Collective Unconscious
A deep layer of psyche containing universal patterns, symbols, and inherited psychic structures.
Anima
The inner feminine principle within a man's psyche, associated with soul, feeling, imagination, and relational depth.
Animus
The inner masculine principle within a woman's psyche, associated with reason, direction, Logos, and assertive spirit.
Inner Child
The younger emotional self that carries early memories, wounds, needs, innocence, and creative vitality.
Higher Self
The wiser, more integrated, spiritually aligned aspect of the human being.
Sacred Geometry
13 terms
Symbol
A visible form that points toward invisible meaning. In esotericism, symbols are not merely signs; they are living gateways into deeper reality.
Sigil
A symbolic design created to concentrate intention, spiritual force, or magical purpose.
Talisman
An object charged with specific spiritual, planetary, angelic, or magical force.
Amulet
An object used for protection, repulsion of harmful influences, or energetic defense.
Mandala
A sacred geometric image representing wholeness, cosmos, and ordered consciousness.
Cross
A symbol of intersection between spirit and matter, vertical and horizontal life, sacrifice and integration.
Circle (Symbol)
A symbol of unity, wholeness, eternity, protection, and sacred containment.
Square (Symbol)
A symbol of matter, stability, foundation, order, and manifestation.
Triangle
A symbol of manifestation, trinity, fire, ascent, and the relationship between two polarities and a reconciling third.
Spiral
A symbol of evolution, unfolding, return, and cyclical ascent.
Vesica Piscis
A sacred geometric form created by the overlap of two circles. It symbolizes birth, union, polarity, and the womb of manifestation.
Metatron's Cube
A sacred geometric figure containing multiple geometric forms. It represents divine order, structure, and the architecture of creation.
Flower of Life
A geometric pattern symbolizing interconnectedness, creation, harmony, and the generative matrix of existence.
Elemental Forces
8 terms
Elements
The foundational energetic principles of manifestation: Fire, Water, Air, Earth, and sometimes Spirit or Ether.
Fire
The element of will, transformation, inspiration, purification, and spiritual force.
Water
The element of emotion, intuition, memory, healing, and receptivity.
Air
The element of thought, language, breath, intellect, and movement.
Earth
The element of embodiment, structure, stability, matter, and practical manifestation.
Spirit (Element)
The unifying fifth element that integrates and transcends the four classical elements.
Elemental Balance
The harmonization of the elemental forces within the body, psyche, and life.
Elemental Imbalance
A distortion or excess of one elemental force, such as too much fire producing anger or burnout, or too much water producing emotional overwhelm.

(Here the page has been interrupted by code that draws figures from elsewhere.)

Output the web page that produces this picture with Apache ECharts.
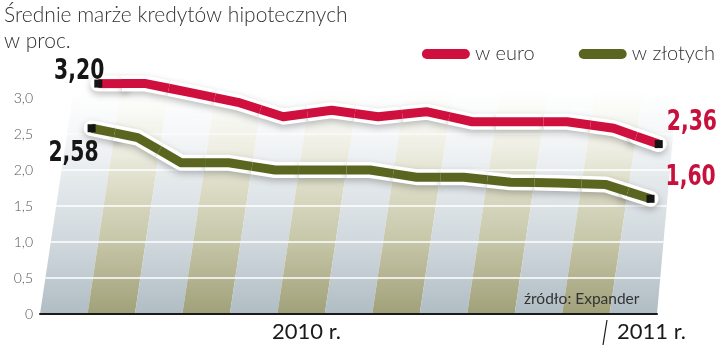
<!DOCTYPE html>
<html><head><meta charset="utf-8">
<script src="https://cdn.jsdelivr.net/npm/echarts@6/dist/echarts.min.js"></script>
<style>html,body{margin:0;padding:0;background:#fff}#c{width:720px;height:347px}</style>
</head><body><div id="c"></div>
<script>
// ---- data ----
const categories = ['I','II','III','IV','V','VI','VII','VIII','IX','X','XI','XII','I'];
const euroValues = [3.20, 3.20, 3.07, 2.94, 2.74, 2.83, 2.74, 2.81, 2.67, 2.67, 2.67, 2.58, 2.36];
const plnValues  = [2.58, 2.45, 2.10, 2.10, 2.00, 2.00, 2.00, 1.90, 1.90, 1.83, 1.82, 1.80, 1.60];
const gridValues = [0.5, 1.0, 1.5, 2.0, 2.5];
const yearLabels = ['2010 r.', '2011 r.'];
const seriesNames = ['w euro', 'w złotych'];
const titleText = 'Średnie marże kredytów hipotecznych\nw proc.';
const sourceText = 'źródło: Expander';

// ---- style ----
const RED = '#cf0f3d', GREEN = '#5a6620', LABEL_RED = '#c8103c';
const SHEAR = 0.15, RIGHT_SHEAR = 0.09, BG_TOP = 3.1;
const NUM_FONT = '"DejaVu Sans Condensed","DejaVu Sans",sans-serif';
const TXT_FONT = 'Lato, "Liberation Sans", sans-serif';

const chart = echarts.init(document.getElementById('c'), null, {renderer: 'canvas'});

function pt(api, i, v) {
  const p = api.coord([i, v]);
  const base = api.coord([i, 0])[1];
  return [p[0] + SHEAR * (base - p[1]), p[1]];
}
function fmt(v) { return v.toFixed(2).replace('.', ','); }

function segPoints(api, values, i) {
  const n = values.length;
  const p = pt(api, i, values[i]);
  const pts = [];
  if (i > 0) { const q = pt(api, i - 1, values[i - 1]); pts.push([(p[0] + q[0]) / 2, (p[1] + q[1]) / 2]); }
  pts.push(p);
  if (i < n - 1) { const q = pt(api, i + 1, values[i + 1]); pts.push([(p[0] + q[0]) / 2, (p[1] + q[1]) / 2]); }
  return {pts, p, n};
}

function haloSeries(values, name) {
  return {
    type: 'custom', name: name, z: 5,
    data: values.map((v, i) => [i, v]),
    renderItem(params, api) {
      const i = params.dataIndex;
      const s = segPoints(api, values, i);
      const end = (i === 0 || i === s.n - 1);
      return {
        type: 'polyline', shape: {points: s.pts},
        style: {stroke: '#fff', lineWidth: 16, fill: null, lineCap: end ? 'round' : 'butt', lineJoin: 'round',
          shadowColor: 'rgba(0,0,0,0.26)', shadowBlur: 7, shadowOffsetY: 3}
      };
    }
  };
}

function colorSeries(values, name, color, labelOpts) {
  return {
    type: 'custom', name: name, z: 6,
    itemStyle: {color: color},
    data: values.map((v, i) => [i, v]),
    renderItem(params, api) {
      const i = params.dataIndex;
      const s = segPoints(api, values, i);
      const children = [{
        type: 'polyline', shape: {points: s.pts},
        style: {stroke: color, lineWidth: 9, fill: null, lineCap: 'butt', lineJoin: 'round'}
      }];
      const lo = i === 0 ? labelOpts.first : (i === s.n - 1 ? labelOpts.last : null);
      if (lo) {
        children.push({type: 'rect', shape: {x: s.p[0] - 4, y: s.p[1] - 4, width: 8, height: 8},
          style: {fill: '#151515'}});
        children.push({type: 'text', x: s.p[0] + lo.dx, y: s.p[1] + lo.dy, scaleX: 0.78,
          style: {text: fmt(values[i]), fill: lo.color, font: 'bold 29px ' + NUM_FONT,
            align: lo.align, verticalAlign: 'middle'}});
      }
      return {type: 'group', children};
    }
  };
}

const stripeSeries = {
  type: 'custom', name: 'bg', z: 1, silent: true,
  data: categories.map((c, i) => [i, 0]),
  renderItem(params, api) {
    const i = params.dataIndex;
    const n = categories.length;
    const w = api.size([1, 0])[0];
    const c0 = api.coord([i, 0]);
    const top = api.coord([i, BG_TOP]);
    const h = c0[1] - top[1];
    const d = SHEAR * h;
    const dr = (i === n - 1 ? RIGHT_SHEAR : SHEAR) * h;
    const xl = c0[0] - w / 2, xr = c0[0] + w / 2;
    const dark = i % 2 === 1;
    const fill = new echarts.graphic.LinearGradient(0, 0, 0, 1, dark ? [
      {offset: 0, color: 'rgba(236,236,226,0)'},
      {offset: 0.18, color: 'rgba(236,236,224,0.6)'},
      {offset: 0.4, color: '#dfdfcb'},
      {offset: 0.68, color: '#c6c6a8'},
      {offset: 1, color: '#a0a079'}
    ] : [
      {offset: 0, color: 'rgba(240,243,245,0)'},
      {offset: 0.18, color: 'rgba(239,242,244,0.6)'},
      {offset: 0.4, color: '#e4e9ec'},
      {offset: 0.68, color: '#d0d8dd'},
      {offset: 1, color: '#b0bdc4'}
    ]);
    return {type: 'polygon', shape: {points: [[xl, c0[1]], [xr, c0[1]], [xr + dr, top[1]], [xl + d, top[1]]]},
      style: {fill: fill}};
  }
};

const gridSeries = {
  type: 'custom', name: 'gridlines', z: 2, silent: true,
  data: gridValues.map(v => [0, v]),
  renderItem(params, api) {
    const v = api.value(1);
    const n = categories.length;
    const w = api.size([1, 0])[0];
    const a = pt(api, 0, v);
    const b = api.coord([n - 1, v]);
    const base = api.coord([n - 1, 0])[1];
    const xr = b[0] + w / 2 + RIGHT_SHEAR * (base - b[1]);
    return {type: 'line', shape: {x1: a[0] - w / 2, y1: a[1], x2: xr, y2: b[1]},
      style: {stroke: '#fff', lineWidth: 1.6, opacity: v > 2.2 ? 0.6 : 1}};
  }
};

const option = {
  animation: false,
  title: {text: titleText, left: -1, top: -3,
    textStyle: {fontSize: 21, fontWeight: 300, color: '#333', lineHeight: 26, fontFamily: TXT_FONT}},
  legend: {
    data: [
      {name: seriesNames[0], icon: 'path://M5,0H43A5,5 0 0 1 43,10H5A5,5 0 0 1 5,0Z'},
      {name: seriesNames[1], icon: 'path://M5,0H43A5,5 0 0 1 43,10H5A5,5 0 0 1 5,0Z'}
    ],
    right: 0, top: 39, itemWidth: 48, itemHeight: 10, itemGap: 44,
    textStyle: {fontSize: 20, color: '#333', fontWeight: 300, fontFamily: TXT_FONT}
  },
  grid: {left: 40, right: 63, top: 62, bottom: 33},
  xAxis: {
    type: 'category', data: categories, boundaryGap: true, z: 10,
    axisLine: {lineStyle: {color: '#1a1a1a', width: 2}},
    axisTick: {show: false}, axisLabel: {show: false}, splitLine: {show: false}
  },
  yAxis: {
    type: 'value', min: 0, max: 3.5, interval: 0.5,
    axisLine: {show: false}, axisTick: {show: false}, splitLine: {show: false},
    axisLabel: {margin: 7, color: '#555', fontSize: 14, fontWeight: 300, fontFamily: TXT_FONT,
      formatter: v => v > 3.01 ? '' : (v === 0 ? '0' : v.toFixed(1).replace('.', ','))}
  },
  graphic: [
    {type: 'text', left: 272, top: 321, style: {text: yearLabels[0], font: '22px ' + TXT_FONT, fill: '#1a1a1a'}},
    {type: 'text', left: 617, top: 321, style: {text: yearLabels[1], font: '22px ' + TXT_FONT, fill: '#1a1a1a'}},
    {type: 'line', shape: {x1: 607, y1: 320, x2: 603, y2: 345}, style: {stroke: '#1a1a1a', lineWidth: 1.2}},
    {type: 'text', left: 524, top: 291, z: 20, style: {text: sourceText, font: '15.5px ' + TXT_FONT, fill: '#333'}}
  ],
  series: [
    stripeSeries, gridSeries,
    haloSeries(euroValues, 'halo-euro'), haloSeries(plnValues, 'halo-pln'),
    colorSeries(euroValues, seriesNames[0], RED, {
      first: {dx: 6, dy: -12, align: 'right', color: '#161616'},
      last: {dx: 8, dy: -22, align: 'left', color: LABEL_RED}}),
    colorSeries(plnValues, seriesNames[1], GREEN, {
      first: {dx: 7, dy: 25, align: 'right', color: '#161616'},
      last: {dx: 15, dy: -21, align: 'left', color: LABEL_RED}})
  ]
};
chart.setOption(option);
</script></body></html>
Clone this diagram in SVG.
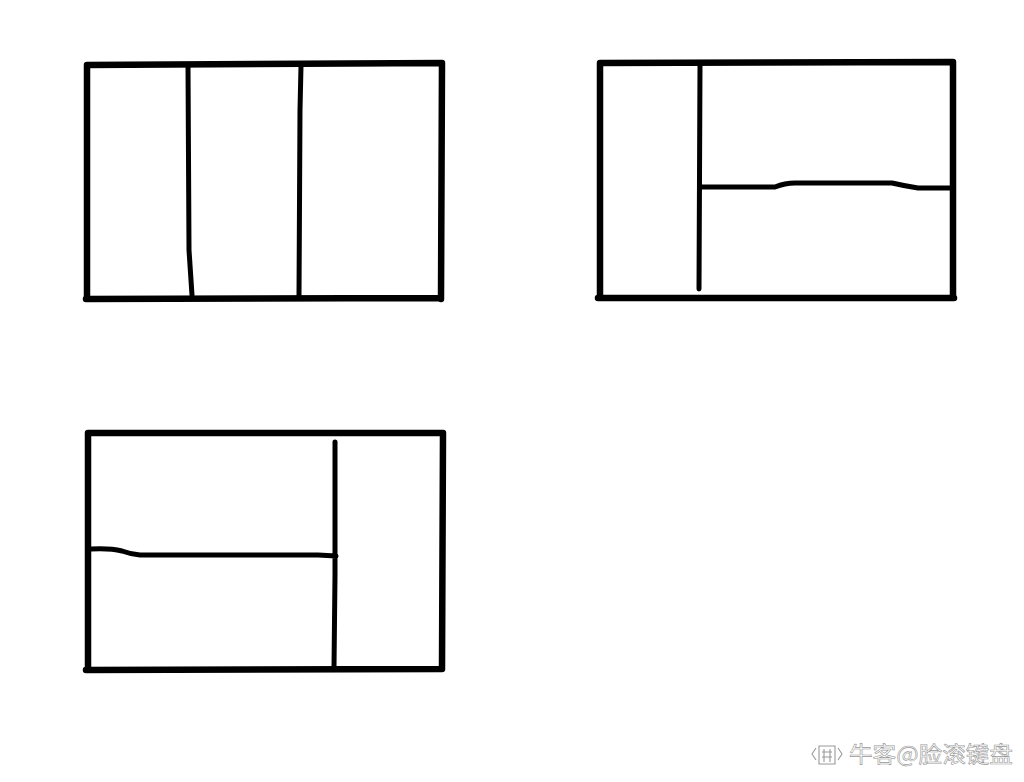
<svg xmlns="http://www.w3.org/2000/svg" width="1024" height="782" viewBox="0 0 1024 782">
<style>
.o{fill:none;stroke:#000;stroke-width:6.5;stroke-linecap:round;stroke-linejoin:round}
.i{fill:none;stroke:#000;stroke-width:5;stroke-linecap:round;stroke-linejoin:round}
.wm{font-family:"Noto Sans CJK SC","Liberation Sans",sans-serif;font-size:22px;fill:#fff;stroke:#999;stroke-width:0.6}
.ic{fill:none;stroke:#999;stroke-width:1.1}
</style>
<rect width="1024" height="782" fill="#fff"/>
<g id="layout1">
<path class="o" d="M87 65 L442 63 M87 65 L87 299 M442 63 L441 299 M86 299 L441 298"/>
<path class="i" d="M188 66 L189 250 L192 295 M301 66 L300 110 L299 296"/>
</g>
<g id="layout2">
<path class="o" d="M600 63 L953 62 M600 63 L600 298 M953 62 L953 298 M598 298 L954 298"/>
<path class="i" d="M700 65 L699 289 M700 187 L775 187 Q785 183 795 183 L892 183 Q905 186 918 188 L952 188"/>
</g>
<g id="layout3">
<path class="o" d="M88 433 L443 433 M88 433 L88 670 M443 433 L442 669 M86 670 L442 669"/>
<path class="i" d="M335 442 L335 575 L334 668 M91 549 Q110 548 122 551 Q130 554 140 555 L318 555 L336 556"/>
</g>
<g id="watermark">
<path class="ic" d="M816 748 L812 754 L816 760 M838 748 L842 754 L838 760 M819 746 L835 746 L835 764 L819 764 Z M822 752 L832 752 M822 757 L832 757 M824 749 L824 762 M830 749 L830 762"/>
<text class="wm" x="849" y="762" textLength="164" lengthAdjust="spacingAndGlyphs">牛客@脸滚键盘</text>
</g>
</svg>
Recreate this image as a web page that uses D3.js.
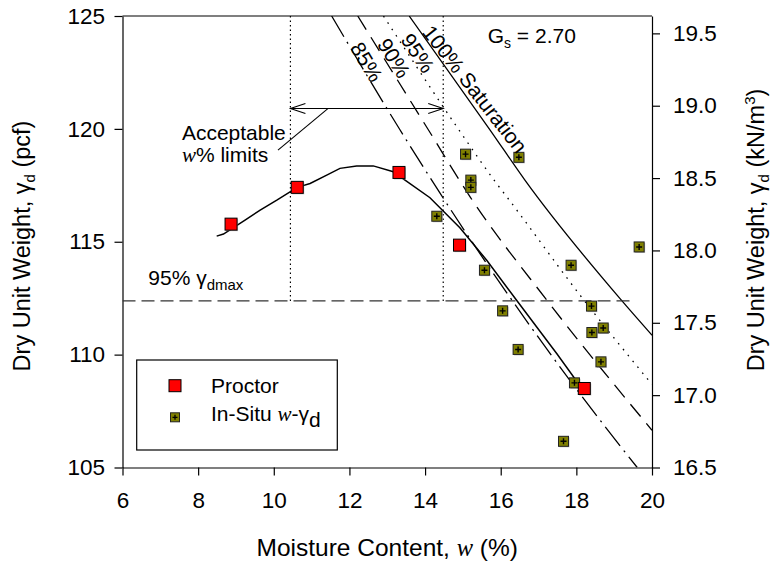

Divination & Inner Knowing
10 terms
Divination
The practice of seeking insight through symbolic systems, signs, or intuitive perception.
Oracle
A channel, system, or message through which hidden guidance is revealed.
Scrying
The practice of gazing into a reflective surface, such as water, mirror, or crystal, to receive inner visions or impressions.
Clairvoyance
Clear seeing. The ability to perceive subtle images, symbols, or spiritual realities inwardly.
Clairaudience
Clear hearing. The perception of inner sounds, words, tones, or messages.
Clairsentience
Clear feeling. The ability to sense subtle emotional, energetic, or spiritual impressions.
Claircognizance
Clear knowing. Direct inner knowledge without ordinary reasoning.
Imagination
In esoteric development, imagination is not fantasy but a disciplined faculty of spiritual image-perception.
Inspiration
A higher faculty through which spiritual meaning, guidance, or intelligence flows into consciousness.
Intuition
Direct spiritual knowing. Intuition perceives truth immediately, without step-by-step reasoning.